▸ Data provided
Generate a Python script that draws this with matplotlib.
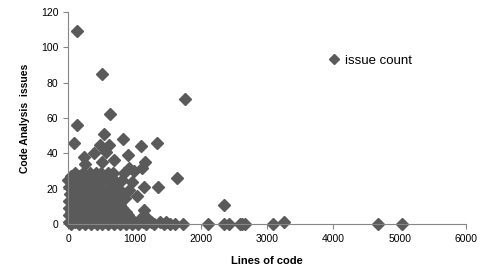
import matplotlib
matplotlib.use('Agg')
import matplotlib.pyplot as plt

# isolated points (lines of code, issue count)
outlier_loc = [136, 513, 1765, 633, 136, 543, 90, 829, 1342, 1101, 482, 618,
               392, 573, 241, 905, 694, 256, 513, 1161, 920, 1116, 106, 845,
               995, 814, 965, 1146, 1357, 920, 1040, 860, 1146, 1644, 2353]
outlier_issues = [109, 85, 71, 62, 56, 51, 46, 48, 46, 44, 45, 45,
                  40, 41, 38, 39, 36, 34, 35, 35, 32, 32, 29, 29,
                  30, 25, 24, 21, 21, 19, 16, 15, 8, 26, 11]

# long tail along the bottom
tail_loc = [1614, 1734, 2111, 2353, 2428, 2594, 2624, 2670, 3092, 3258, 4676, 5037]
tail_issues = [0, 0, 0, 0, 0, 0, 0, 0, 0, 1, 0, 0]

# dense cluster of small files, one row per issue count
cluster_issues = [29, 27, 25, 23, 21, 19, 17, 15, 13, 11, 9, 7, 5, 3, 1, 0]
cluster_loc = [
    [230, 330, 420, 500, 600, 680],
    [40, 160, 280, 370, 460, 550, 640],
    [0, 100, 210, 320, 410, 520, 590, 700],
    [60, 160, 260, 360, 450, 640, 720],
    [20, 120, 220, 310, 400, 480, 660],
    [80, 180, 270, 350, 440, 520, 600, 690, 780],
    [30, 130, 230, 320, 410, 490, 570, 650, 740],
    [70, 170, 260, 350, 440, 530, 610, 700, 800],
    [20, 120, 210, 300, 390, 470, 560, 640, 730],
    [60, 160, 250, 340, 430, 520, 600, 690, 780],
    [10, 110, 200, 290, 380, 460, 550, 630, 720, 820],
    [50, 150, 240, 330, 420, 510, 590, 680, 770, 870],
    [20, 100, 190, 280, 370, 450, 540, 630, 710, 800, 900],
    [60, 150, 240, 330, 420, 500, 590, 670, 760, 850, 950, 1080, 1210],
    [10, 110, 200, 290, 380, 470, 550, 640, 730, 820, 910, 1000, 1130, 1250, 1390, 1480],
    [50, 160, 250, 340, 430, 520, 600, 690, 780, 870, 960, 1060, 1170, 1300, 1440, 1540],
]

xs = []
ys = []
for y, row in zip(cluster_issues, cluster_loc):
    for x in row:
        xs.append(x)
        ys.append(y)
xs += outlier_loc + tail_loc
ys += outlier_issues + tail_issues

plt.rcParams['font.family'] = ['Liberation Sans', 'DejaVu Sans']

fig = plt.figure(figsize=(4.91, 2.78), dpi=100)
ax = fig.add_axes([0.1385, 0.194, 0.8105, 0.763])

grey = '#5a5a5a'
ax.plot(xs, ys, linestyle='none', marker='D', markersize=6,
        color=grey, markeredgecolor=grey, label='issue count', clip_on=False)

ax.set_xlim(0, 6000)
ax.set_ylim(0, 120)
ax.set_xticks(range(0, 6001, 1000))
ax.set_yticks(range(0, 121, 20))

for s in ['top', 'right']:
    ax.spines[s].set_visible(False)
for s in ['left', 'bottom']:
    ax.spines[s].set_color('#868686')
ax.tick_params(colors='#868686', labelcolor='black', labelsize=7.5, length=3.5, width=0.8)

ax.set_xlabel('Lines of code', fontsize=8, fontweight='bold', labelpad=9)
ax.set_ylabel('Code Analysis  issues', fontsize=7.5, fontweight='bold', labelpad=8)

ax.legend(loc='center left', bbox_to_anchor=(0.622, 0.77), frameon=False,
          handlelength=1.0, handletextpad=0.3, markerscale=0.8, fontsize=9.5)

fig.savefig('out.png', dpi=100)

--

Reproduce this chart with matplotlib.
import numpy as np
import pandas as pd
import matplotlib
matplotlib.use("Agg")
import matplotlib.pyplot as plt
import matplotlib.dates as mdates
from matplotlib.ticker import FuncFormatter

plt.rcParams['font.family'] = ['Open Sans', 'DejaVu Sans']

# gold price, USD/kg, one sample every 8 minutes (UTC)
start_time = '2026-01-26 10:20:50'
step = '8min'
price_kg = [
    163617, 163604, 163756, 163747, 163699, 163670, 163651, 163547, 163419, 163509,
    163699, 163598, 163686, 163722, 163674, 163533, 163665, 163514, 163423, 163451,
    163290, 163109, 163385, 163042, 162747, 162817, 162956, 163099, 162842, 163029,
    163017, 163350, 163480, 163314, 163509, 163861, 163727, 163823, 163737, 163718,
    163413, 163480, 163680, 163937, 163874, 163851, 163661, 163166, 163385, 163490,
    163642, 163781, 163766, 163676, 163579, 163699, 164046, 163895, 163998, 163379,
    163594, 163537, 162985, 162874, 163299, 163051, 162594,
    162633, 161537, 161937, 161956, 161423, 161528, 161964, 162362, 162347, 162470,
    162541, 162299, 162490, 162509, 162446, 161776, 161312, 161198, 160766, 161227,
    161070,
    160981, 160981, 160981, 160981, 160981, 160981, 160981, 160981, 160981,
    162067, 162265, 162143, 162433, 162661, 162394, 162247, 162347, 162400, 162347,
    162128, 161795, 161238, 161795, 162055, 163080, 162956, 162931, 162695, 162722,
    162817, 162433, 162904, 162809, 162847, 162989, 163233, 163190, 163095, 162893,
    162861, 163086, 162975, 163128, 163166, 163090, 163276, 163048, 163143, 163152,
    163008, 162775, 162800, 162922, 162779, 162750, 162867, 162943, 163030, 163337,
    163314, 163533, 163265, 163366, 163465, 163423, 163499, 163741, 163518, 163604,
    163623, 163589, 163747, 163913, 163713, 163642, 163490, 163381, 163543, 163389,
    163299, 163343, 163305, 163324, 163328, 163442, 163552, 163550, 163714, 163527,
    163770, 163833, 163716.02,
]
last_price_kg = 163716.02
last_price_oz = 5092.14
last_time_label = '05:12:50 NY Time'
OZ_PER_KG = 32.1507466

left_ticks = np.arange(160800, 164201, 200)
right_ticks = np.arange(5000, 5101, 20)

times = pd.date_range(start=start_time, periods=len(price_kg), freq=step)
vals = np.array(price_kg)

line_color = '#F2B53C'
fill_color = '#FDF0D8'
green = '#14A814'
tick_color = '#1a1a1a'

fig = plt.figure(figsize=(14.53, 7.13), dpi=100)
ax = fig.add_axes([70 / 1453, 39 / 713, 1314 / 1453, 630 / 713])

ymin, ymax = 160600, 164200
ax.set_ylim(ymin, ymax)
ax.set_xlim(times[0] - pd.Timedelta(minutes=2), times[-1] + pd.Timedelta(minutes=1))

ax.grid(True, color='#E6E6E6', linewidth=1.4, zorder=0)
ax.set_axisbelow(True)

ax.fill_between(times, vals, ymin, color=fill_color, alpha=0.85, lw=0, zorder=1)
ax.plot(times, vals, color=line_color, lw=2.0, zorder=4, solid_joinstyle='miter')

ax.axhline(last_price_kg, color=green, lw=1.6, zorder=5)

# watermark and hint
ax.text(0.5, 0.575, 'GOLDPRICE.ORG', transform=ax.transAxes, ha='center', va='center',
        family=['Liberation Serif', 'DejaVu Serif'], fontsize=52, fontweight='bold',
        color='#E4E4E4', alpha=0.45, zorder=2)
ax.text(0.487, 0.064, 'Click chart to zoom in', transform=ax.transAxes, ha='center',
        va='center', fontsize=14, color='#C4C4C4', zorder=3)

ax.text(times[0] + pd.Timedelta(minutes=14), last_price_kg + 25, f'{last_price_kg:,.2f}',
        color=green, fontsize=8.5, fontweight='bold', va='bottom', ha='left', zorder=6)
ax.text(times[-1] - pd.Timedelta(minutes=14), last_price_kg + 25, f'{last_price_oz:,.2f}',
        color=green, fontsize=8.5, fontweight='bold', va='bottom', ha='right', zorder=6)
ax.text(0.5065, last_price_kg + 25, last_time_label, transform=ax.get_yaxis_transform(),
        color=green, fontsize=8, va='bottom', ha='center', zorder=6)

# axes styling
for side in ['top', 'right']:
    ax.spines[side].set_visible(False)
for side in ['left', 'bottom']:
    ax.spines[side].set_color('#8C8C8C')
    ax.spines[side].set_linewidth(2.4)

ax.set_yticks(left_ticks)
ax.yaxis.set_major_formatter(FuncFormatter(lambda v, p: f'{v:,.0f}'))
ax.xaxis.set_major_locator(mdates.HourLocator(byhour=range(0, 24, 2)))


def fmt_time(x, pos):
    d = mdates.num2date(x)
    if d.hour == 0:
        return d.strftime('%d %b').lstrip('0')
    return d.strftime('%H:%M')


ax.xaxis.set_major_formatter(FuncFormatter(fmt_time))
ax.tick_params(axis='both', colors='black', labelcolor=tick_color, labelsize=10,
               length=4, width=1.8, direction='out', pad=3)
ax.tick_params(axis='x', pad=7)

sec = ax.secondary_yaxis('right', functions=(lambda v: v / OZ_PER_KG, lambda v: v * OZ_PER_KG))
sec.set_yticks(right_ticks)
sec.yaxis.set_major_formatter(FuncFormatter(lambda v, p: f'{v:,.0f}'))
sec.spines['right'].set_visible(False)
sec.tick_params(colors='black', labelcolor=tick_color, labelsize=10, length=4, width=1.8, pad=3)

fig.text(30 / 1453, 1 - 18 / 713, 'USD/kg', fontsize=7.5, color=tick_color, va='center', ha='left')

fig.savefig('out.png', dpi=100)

==

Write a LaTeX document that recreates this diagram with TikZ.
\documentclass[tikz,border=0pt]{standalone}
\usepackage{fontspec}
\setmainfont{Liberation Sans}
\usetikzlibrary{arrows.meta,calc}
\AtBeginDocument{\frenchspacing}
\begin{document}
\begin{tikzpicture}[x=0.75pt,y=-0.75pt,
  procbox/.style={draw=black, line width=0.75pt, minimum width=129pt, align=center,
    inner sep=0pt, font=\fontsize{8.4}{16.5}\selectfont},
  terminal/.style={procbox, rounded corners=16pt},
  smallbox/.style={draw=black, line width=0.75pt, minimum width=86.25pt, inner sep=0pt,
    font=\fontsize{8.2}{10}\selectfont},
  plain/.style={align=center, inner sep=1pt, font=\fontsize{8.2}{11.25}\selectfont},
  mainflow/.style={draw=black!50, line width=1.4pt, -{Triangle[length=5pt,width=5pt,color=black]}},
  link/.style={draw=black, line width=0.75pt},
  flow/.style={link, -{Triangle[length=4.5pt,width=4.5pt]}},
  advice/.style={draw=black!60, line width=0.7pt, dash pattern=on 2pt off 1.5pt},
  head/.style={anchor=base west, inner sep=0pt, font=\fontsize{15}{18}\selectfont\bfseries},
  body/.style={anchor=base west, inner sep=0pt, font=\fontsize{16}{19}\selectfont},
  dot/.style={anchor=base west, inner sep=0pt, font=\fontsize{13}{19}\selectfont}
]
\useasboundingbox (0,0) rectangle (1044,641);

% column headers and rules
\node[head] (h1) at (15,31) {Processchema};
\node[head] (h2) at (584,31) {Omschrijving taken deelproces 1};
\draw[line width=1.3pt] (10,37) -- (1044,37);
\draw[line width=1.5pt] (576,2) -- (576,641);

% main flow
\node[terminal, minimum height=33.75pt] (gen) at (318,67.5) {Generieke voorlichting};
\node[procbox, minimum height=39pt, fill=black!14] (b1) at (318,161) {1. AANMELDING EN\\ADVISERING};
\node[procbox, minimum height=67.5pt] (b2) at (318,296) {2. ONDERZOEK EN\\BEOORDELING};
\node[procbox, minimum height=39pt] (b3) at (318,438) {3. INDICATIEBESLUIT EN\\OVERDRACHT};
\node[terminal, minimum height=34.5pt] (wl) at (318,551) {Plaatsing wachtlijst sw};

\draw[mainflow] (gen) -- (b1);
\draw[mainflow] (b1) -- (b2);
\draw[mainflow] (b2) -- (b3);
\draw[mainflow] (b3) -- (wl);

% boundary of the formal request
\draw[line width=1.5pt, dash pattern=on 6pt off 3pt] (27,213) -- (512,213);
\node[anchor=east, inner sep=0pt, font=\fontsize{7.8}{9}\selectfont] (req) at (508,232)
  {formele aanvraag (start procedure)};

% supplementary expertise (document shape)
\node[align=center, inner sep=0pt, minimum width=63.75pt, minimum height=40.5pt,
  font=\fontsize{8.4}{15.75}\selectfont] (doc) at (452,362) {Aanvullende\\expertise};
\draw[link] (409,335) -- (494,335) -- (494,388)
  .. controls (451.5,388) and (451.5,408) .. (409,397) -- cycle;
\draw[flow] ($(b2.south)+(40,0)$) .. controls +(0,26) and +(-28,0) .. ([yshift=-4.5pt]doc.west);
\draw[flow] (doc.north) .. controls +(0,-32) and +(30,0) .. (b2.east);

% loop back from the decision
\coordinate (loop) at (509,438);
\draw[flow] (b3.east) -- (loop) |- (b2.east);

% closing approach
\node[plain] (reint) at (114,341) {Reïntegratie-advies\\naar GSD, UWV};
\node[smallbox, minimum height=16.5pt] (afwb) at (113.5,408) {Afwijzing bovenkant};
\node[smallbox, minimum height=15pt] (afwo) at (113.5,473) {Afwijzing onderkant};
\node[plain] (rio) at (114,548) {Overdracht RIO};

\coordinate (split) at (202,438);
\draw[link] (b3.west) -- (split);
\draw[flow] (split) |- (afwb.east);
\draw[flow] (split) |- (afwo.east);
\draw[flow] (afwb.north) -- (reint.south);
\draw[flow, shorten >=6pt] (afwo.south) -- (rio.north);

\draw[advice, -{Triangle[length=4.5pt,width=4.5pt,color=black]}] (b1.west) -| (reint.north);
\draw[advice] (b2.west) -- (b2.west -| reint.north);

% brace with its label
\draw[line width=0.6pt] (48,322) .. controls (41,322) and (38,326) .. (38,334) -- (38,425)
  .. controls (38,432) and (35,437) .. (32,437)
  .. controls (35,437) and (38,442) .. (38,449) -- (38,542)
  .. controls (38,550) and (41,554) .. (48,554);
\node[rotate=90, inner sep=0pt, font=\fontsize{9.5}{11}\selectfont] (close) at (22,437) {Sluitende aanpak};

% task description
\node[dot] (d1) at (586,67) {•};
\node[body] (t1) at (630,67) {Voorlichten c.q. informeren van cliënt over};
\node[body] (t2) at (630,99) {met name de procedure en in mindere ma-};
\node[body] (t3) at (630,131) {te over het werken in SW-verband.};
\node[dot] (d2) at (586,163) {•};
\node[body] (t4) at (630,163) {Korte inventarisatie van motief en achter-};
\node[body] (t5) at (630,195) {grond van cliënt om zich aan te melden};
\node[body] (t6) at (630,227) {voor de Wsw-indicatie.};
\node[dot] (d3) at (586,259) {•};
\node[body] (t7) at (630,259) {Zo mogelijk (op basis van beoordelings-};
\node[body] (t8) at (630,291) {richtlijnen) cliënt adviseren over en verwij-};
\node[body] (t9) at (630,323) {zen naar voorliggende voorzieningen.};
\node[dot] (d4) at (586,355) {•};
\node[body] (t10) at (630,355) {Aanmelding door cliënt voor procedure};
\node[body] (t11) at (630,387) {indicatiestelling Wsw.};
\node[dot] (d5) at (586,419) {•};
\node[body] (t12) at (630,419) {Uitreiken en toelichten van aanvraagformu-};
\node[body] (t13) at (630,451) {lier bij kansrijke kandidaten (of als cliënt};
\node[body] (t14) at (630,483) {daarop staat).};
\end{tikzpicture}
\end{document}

▸ Request
Nothing but the lines from the one containing "Generate a Python" through the one containing "0, 0, 1, 0, 0]" should appear in your copy, exactly as written and without pictures.

▸ Exercise answer
Generate a Python script that draws this with matplotlib.
import matplotlib
matplotlib.use('Agg')
import matplotlib.pyplot as plt

# isolated points (lines of code, issue count)
outlier_loc = [136, 513, 1765, 633, 136, 543, 90, 829, 1342, 1101, 482, 618,
               392, 573, 241, 905, 694, 256, 513, 1161, 920, 1116, 106, 845,
               995, 814, 965, 1146, 1357, 920, 1040, 860, 1146, 1644, 2353]
outlier_issues = [109, 85, 71, 62, 56, 51, 46, 48, 46, 44, 45, 45,
                  40, 41, 38, 39, 36, 34, 35, 35, 32, 32, 29, 29,
                  30, 25, 24, 21, 21, 19, 16, 15, 8, 26, 11]

# long tail along the bottom
tail_loc = [1614, 1734, 2111, 2353, 2428, 2594, 2624, 2670, 3092, 3258, 4676, 5037]
tail_issues = [0, 0, 0, 0, 0, 0, 0, 0, 0, 1, 0, 0]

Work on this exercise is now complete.